‘Bring Them Down’ Review: Barry Keoghan and Christopher Abbott Star in Uneven Drama
Christopher Abbott’s towering lead performance elevates Bring Them Down from petering out, but the film itself leaves a lot to be desired when it unjustifiably switches perspectives halfway through.
Christopher Andrews’ feature directorial debut, Bring Them Down, features moments of intense dramatic tension during its opening scene, as a rivalry is set between two shepherding families. Michael (Christopher Abbott) oversees his father’s (Colm Meaney) farm since he is chairbound and can no longer perform manual tasks. Things seem to be relatively stable as we meet him until neighboring farm owners Jack (Barry Keoghan) and Gary (Paul Ready) tell Michael that two of his prized rams that disappeared were found dead in front of their home. The inciting incident occurs when Michael visits the two at their house and finds that his rams are alive and about to be sold to another owner.
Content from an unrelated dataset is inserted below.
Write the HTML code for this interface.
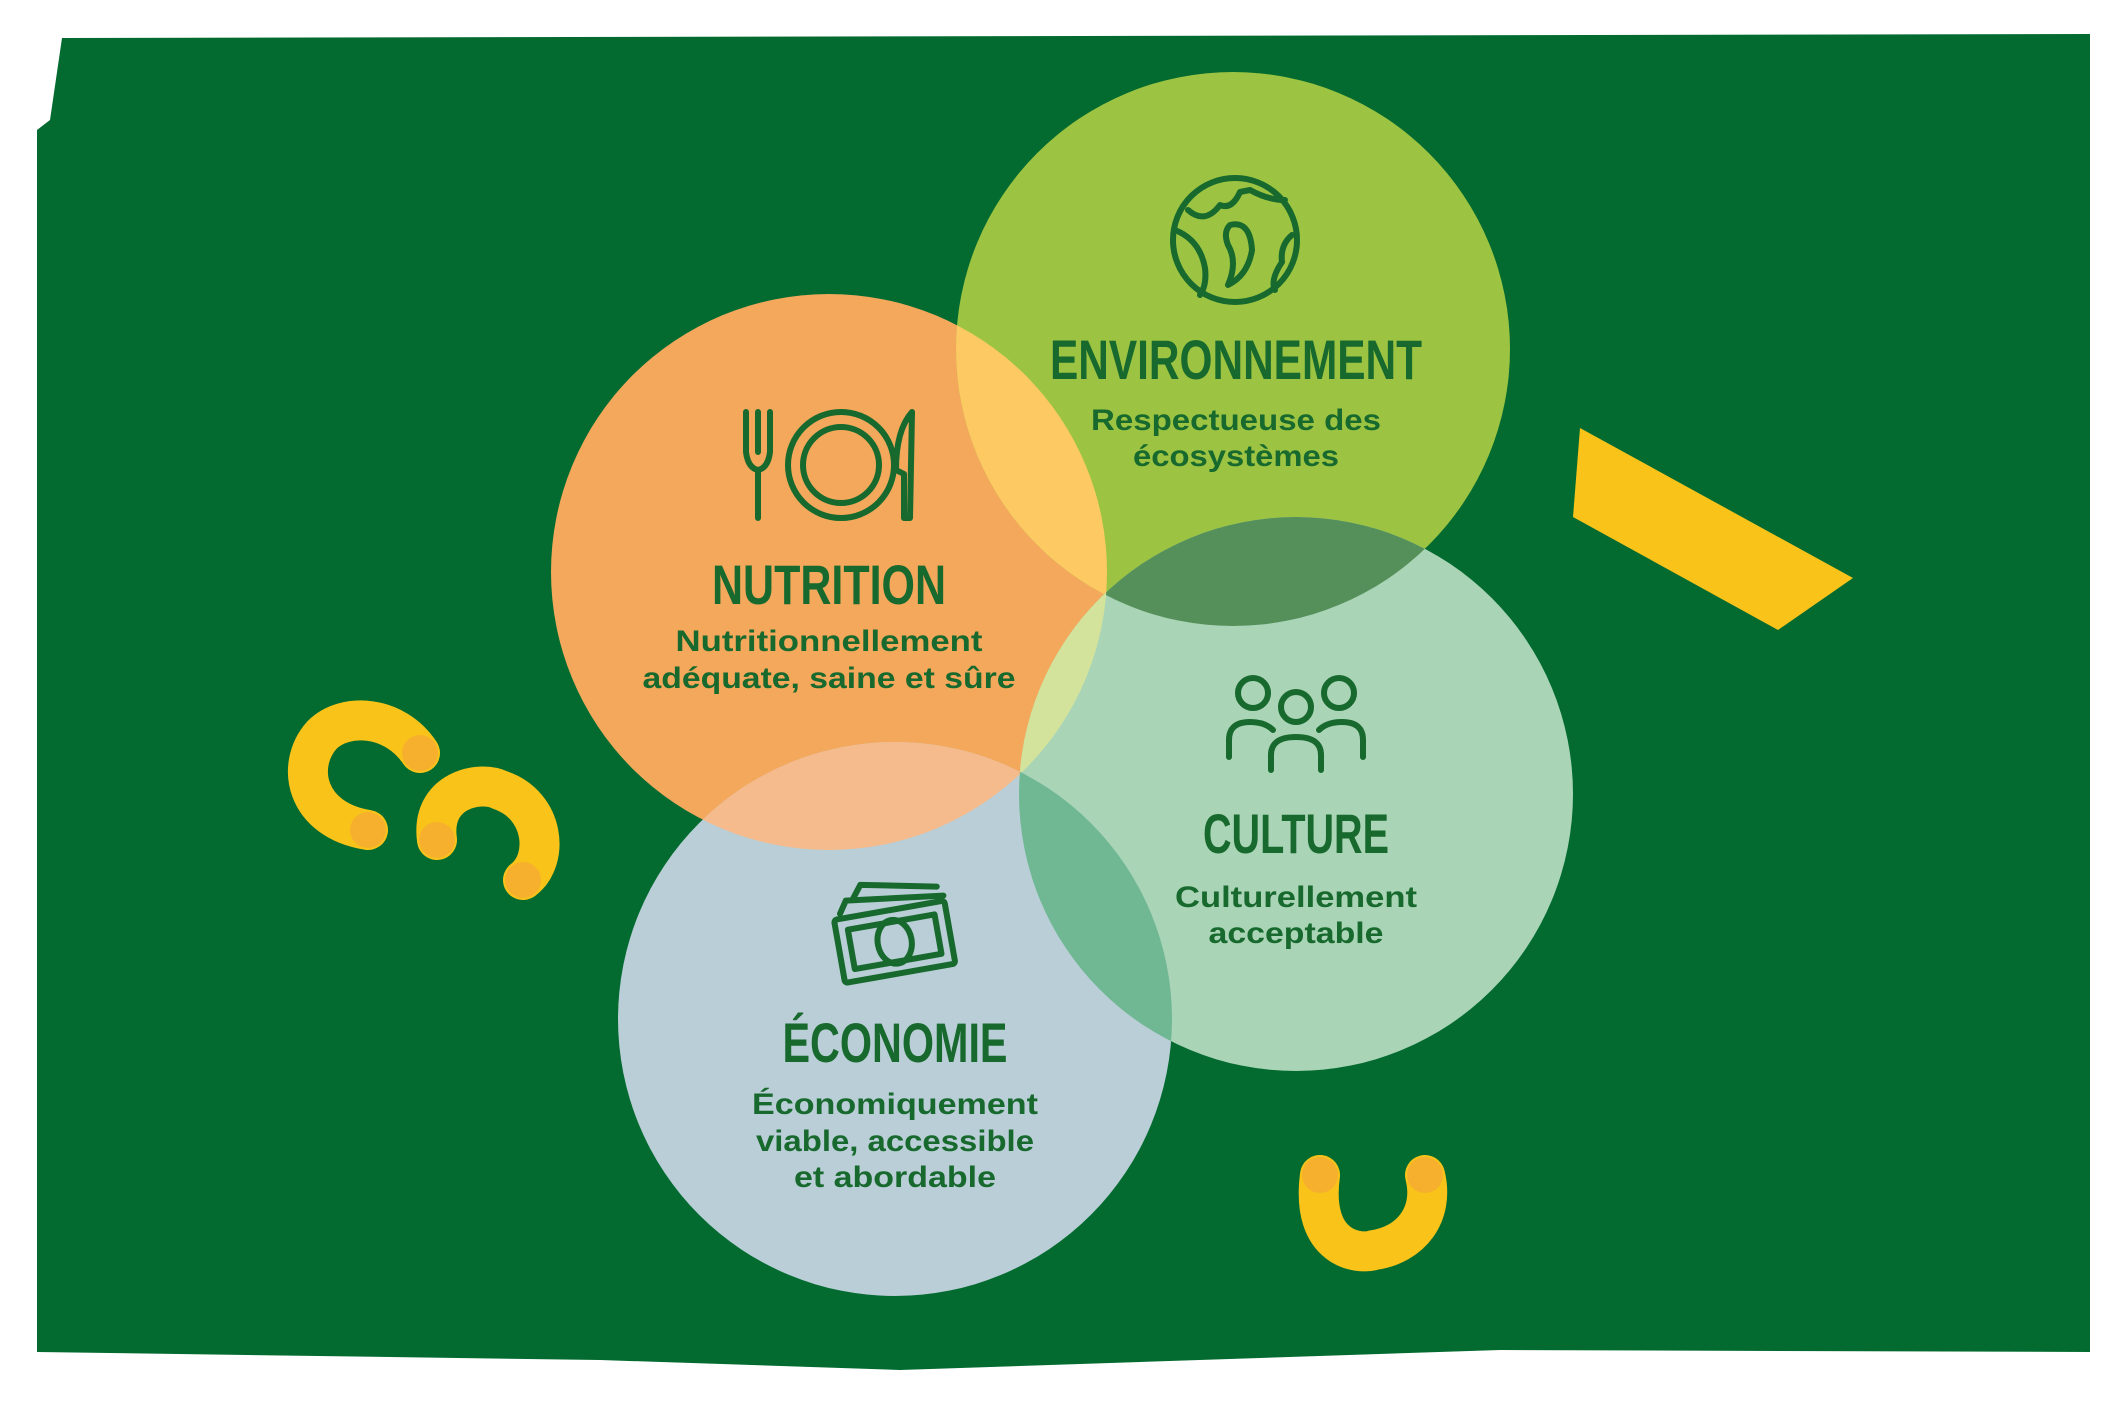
<!DOCTYPE html>
<html><head><meta charset="utf-8"><style>
html,body{margin:0;padding:0;background:#fff;}
svg{display:block;}
.t{font-family:"Liberation Sans",sans-serif;font-weight:bold;fill:#17692d;text-anchor:middle;}
.s{font-family:"Liberation Sans",sans-serif;font-weight:bold;fill:#17692d;text-anchor:middle;font-size:30px;}
.ic{fill:none;stroke:#17692d;stroke-width:6;stroke-linecap:round;stroke-linejoin:round;}
</style></head><body>
<svg width="2124" height="1416" viewBox="0 0 2124 1416" xmlns="http://www.w3.org/2000/svg">
<defs>
<clipPath id="cN"><circle cx="829" cy="572" r="278"/></clipPath>
<clipPath id="cE"><circle cx="1233" cy="349" r="277"/></clipPath>
<clipPath id="cC"><circle cx="1296" cy="794" r="277"/></clipPath>
<clipPath id="cX"><circle cx="895" cy="1019" r="277"/></clipPath>
</defs>
<rect x="0" y="0" width="2124" height="1416" fill="#fff"/>
<polygon points="62,38 2090,34 2090,1352 1500,1350 900,1370 600,1360 37,1352 37,130 50,120" fill="#036b30"/>
<circle cx="829" cy="572" r="278" fill="#f3a85c"/>
<circle cx="1233" cy="349" r="277" fill="#9cc442"/>
<circle cx="1296" cy="794" r="277" fill="#a9d4b6"/>
<circle cx="895" cy="1019" r="277" fill="#b9ced6"/>
<g clip-path="url(#cN)"><circle cx="1233" cy="349" r="277" fill="#fcc962"/></g>
<g clip-path="url(#cE)"><circle cx="1296" cy="794" r="277" fill="#55905a"/></g>
<g clip-path="url(#cN)"><circle cx="1296" cy="794" r="277" fill="#d3e39c"/></g>
<g clip-path="url(#cN)"><circle cx="895" cy="1019" r="277" fill="#f5bb8c"/></g>
<g clip-path="url(#cC)"><circle cx="895" cy="1019" r="277" fill="#6fb893"/></g>
<polygon points="1580,428 1853,578 1778,630 1573,517" fill="#f9c31a"/>
<g fill="none" stroke="#f9c31a" stroke-width="40" stroke-linecap="round">
<path d="M420,753 C395,715 345,712 322,735 C295,765 305,820 368,830"/>
<path d="M437,840 C430,790 480,780 500,790 C545,805 550,860 523,880"/>
<path d="M1320,1175 C1310,1250 1360,1255 1374,1250 C1410,1245 1435,1215 1425,1175"/>
</g>
<g fill="#f6b02e"><circle cx="420" cy="753" r="18"/><circle cx="368" cy="830" r="18"/><circle cx="437" cy="840" r="18"/><circle cx="523" cy="880" r="18"/><circle cx="1320" cy="1175" r="18"/><circle cx="1425" cy="1175" r="18"/></g>
<g class="ic">
<path d="M746,412 V452 Q748,468 758,470 Q768,468 770,452 V412 M758,412 V452 M758,470 V518"/>
<circle cx="841" cy="465" r="53"/><circle cx="841" cy="465" r="38"/>
<path d="M912,412 Q896,430 896,470 L904,474 V518 L910,518 Z"/>
<circle cx="1235" cy="240" r="62"/>
<path d="M1188,210 Q1205,225 1220,205 Q1232,210 1240,192 L1250,190 Q1268,200 1285,200"/>
<path d="M1175,230 Q1200,240 1205,268 Q1207,285 1200,295"/>
<path d="M1230,225 Q1250,220 1252,250 Q1248,275 1228,285 Q1238,262 1228,245 Q1223,232 1230,225"/>
<path d="M1292,235 Q1280,245 1282,262 Q1270,280 1275,290"/>
<circle cx="1253" cy="693" r="15"/><circle cx="1296" cy="707" r="15"/><circle cx="1339" cy="693" r="15"/>
<path d="M1229,757 V740 Q1229,722 1250,722 Q1265,722 1273,730"/>
<path d="M1363,757 V740 Q1363,722 1342,722 Q1327,722 1319,730"/>
<path d="M1271,770 V755 Q1271,737 1296,737 Q1321,737 1321,755 V770"/>
<g transform="rotate(-10 893 938)">
<rect x="838" y="910" width="112" height="64" rx="3"/>
<ellipse cx="894" cy="942" rx="17" ry="22"/>
<rect x="850" y="922" width="88" height="40"/>
<path d="M845,905 L853,893 L950,905 M860,893 L870,880 L945,895"/>
</g>
</g>
<text class="t" x="829" y="604" font-size="56" textLength="234" lengthAdjust="spacingAndGlyphs">NUTRITION</text>
<text class="s" x="829" y="651" textLength="307" lengthAdjust="spacingAndGlyphs">Nutritionnellement</text>
<text class="s" x="829" y="688" textLength="373" lengthAdjust="spacingAndGlyphs">adéquate, saine et sûre</text>
<text class="t" x="1236" y="379" font-size="56" textLength="372" lengthAdjust="spacingAndGlyphs">ENVIRONNEMENT</text>
<text class="s" x="1236" y="430" textLength="290" lengthAdjust="spacingAndGlyphs">Respectueuse des</text>
<text class="s" x="1236" y="466" textLength="206" lengthAdjust="spacingAndGlyphs">écosystèmes</text>
<text class="t" x="1296" y="853" font-size="56" textLength="186" lengthAdjust="spacingAndGlyphs">CULTURE</text>
<text class="s" x="1296" y="907" textLength="242" lengthAdjust="spacingAndGlyphs">Culturellement</text>
<text class="s" x="1296" y="943" textLength="175" lengthAdjust="spacingAndGlyphs">acceptable</text>
<text class="t" x="895" y="1062" font-size="56" textLength="225" lengthAdjust="spacingAndGlyphs">ÉCONOMIE</text>
<text class="s" x="895" y="1114" textLength="286" lengthAdjust="spacingAndGlyphs">Économiquement</text>
<text class="s" x="895" y="1151" textLength="278" lengthAdjust="spacingAndGlyphs">viable, accessible</text>
<text class="s" x="895" y="1187" textLength="202" lengthAdjust="spacingAndGlyphs">et abordable</text>
</svg>
</body></html>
This sets the conflict in motion since Michael wants his prized animals back, whilst Gary will kill them before he will ever give them back to Michael. As he returns home, Michael is attacked by both Gary and Jack, who try to crash his car over but instead end up getting in an accident. The rest of the movie unfolds through Michael's and Jack’s internal perspectives, alternating during a pivotal moment before heading to its conclusion. And for a while, Andrews’ film is a gripping, almost devastating tale of morality that questions this feud through Michael’s guilt, not only in causing the death of her mother but permanently scarring her ex, Caroline (Nora-Jane Noone), who has since remarried with Gary.
When Andrews daringly switches the narrative, the movie begins to severely falter and lose what it had so tightly introduced before, especially with one spectacularly riveting turn at the front and center of it all. Abbott gives another outstanding performance in 2025, though one far more complex than the one he delivered in Leigh Whannell’s Wolf Man. A man of few words, Michael prefers to keep his emotions to himself since he carries a considerable baggage he doesn’t want to resurface, even though the scar on Caroline’s face reminds him of this fact upon every visit and torments him violently.
Every exchange he has with his father (Meaney, while excellent, is sadly underutilized) is also filled with sorrow that none of the characters are actively willing to express it directly. Michael’s dad is far too tired of arguing or even bringing up the past when his son’s accident has permanently damaged the family to a point of no return. He has to wake up every day in perpetual physical and psychological pain, with his son overseeing the business, while that son is the one responsible for a pain that will never go away. Each dialogued scene with the two (in Irish) is filled with so much unease that one has to peer through a mountain of layers to understand how they truly feel toward each other. Once you realize that, subsequent scenes with the two are even more challenging to watch.
On the flip side, none of the sequences with Jack, Gary, and Caroline work very much. All of them are telegraphed and mawkish, with Keoghan giving one of the most unimpressive turns of his career. While it’s certainly admirable that he’s continuing work in Irish cinema and chose a character that will allow him to speak his native tongue, Jack is a complete shell of an intriguing antagonist who shares a morally grey kinship with Michael that never gets explored to its fullest potential.
Even by shifting perspectives in its second half, Andrews has difficulty explaining why it was necessary to suddenly examine Jack’s arc from his point-of-view when the crux of the film’s dramatic power is on Michael. Bring Them Down opens with his mother’s accident, which has a lasting effect on how he interacts with his father and even people around him. When he walks with his herd of sheep on the street and is honked at by a driver, he proceeds to destroy his front lights in a fit of violent rage that silently boils inside him and is now too powerful to eliminate. That’s an interesting thematic underpinning that sadly goes nowhere, even with a cruel denouement that seems to build upon what Andrews treats in his runtime as both protagonists get violently punished, yet we feel very little for both of them.
In switching the subjectivity of the narrative, Andrews repeats scenes we have already seen before, now through Jack, yet they add nothing new to our understanding of the conflict and the narrative (unlike how RaMell Ross alternated between Elwood and Turner through an internal/external communication with itself in Nickel Boys). They only exist to stretch the runtime a bit because he realized that he is at an impasse when alternating how the story would be perceived. Had he solely focused on Michael, perhaps the viewing experience would have been far more enriching than the half-baked and undercooked drama we have here.
When Bring Them Down ultimately finishes with a chase between Michael and Jack, one wishes their rivalry was far better explored than the resulting product. The final clash has almost zero impact on the story, and the film’s last shot, while potent with meaning, seems to arrive with a thud. It’s a shame since Abbott genuinely impresses and is so good that I wish the entire movie was about him. But in making one single narrative decision that could’ve benefitted the film had it been done right, Andrews sadly sinks Bring Them Down into the land of forgettable oblivion.